All of that is, as Peck keeps saying, “super exciting” stuff if it comes off. But as noted above, there’s a ying to the yang when it comes to other digital retail practices that really should be second nature to a supposed digital innovator, most notably around Buy Online, Pick-Up In Store (BOPUS). On this front, GAP looks and feels like its dragging its heels, with Peck sounding cautious:

It's really been in two cities so far and constrained to Old Navy. We put no marketing against it other than the availability as we see people geographically where they're coming in…the encouragement is the uptake, number one; number two, obviously, the number of people who then come into our stores and build a basket around something that they've already bought online or are picking up in the store, that's very encouraging.

But however encouraging it might be, Peck’s not going to be bounced into rolling BOPUS out any faster than he wants to:

We are going to operationalize it, both at the store level and the technical operationalizing it, which we're still working on, but it's been pretty seamless so far. As we get to the middle of the year, we're looking at a broader-based rollout in Old Navy and then we consider when we go to the other brands.

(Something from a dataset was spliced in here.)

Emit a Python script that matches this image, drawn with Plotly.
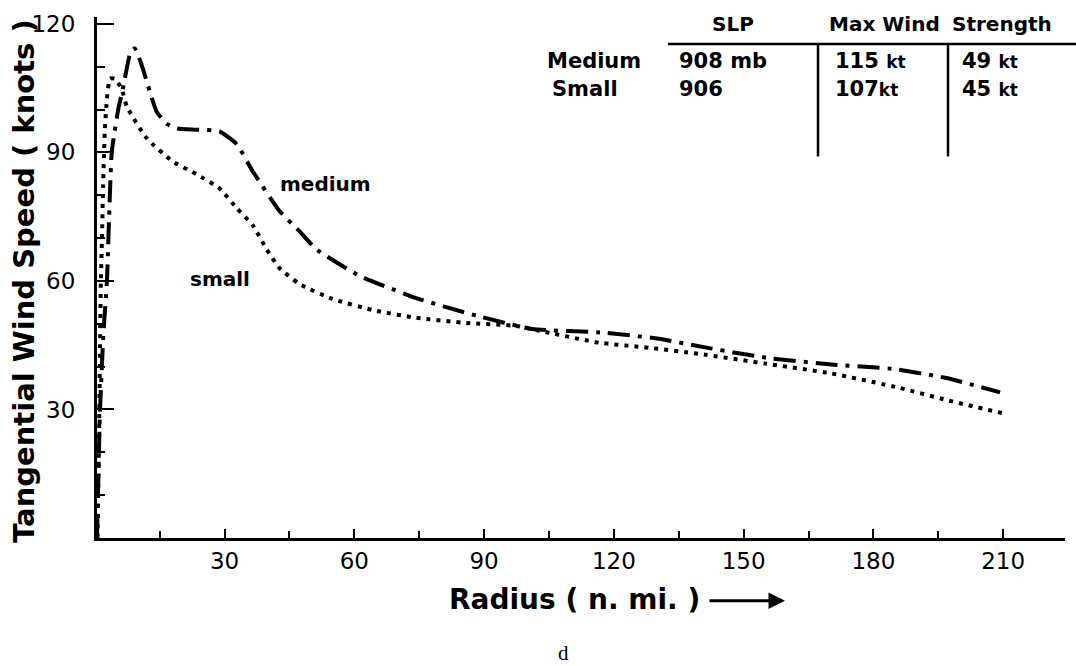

I don't have a hard schedule yet because we're just not there yet right now. The biggest issue is you're connecting digital to physical. When you go from 2D to 3D, there are always challenges, just to make sure the customer's experience really delivers the way that you wanted to deliver, and that's what we want to make sure we get right before we present it to all of our customers.

My take

The data science programs underway inside GAP are excellent exemplars of behind-the-scenes digital transformation of retail, stuff that’s not seen by the customers. Previously I noted that Peck had a bit of Rodney Dangerfield thing going, unable to get no respect as a digital innovator. There is a lot going on that does indeed demand respect. But equally there’s a laggardly pace on front-facing stuff that should be in place, such as BOPUS. More to come in 2018.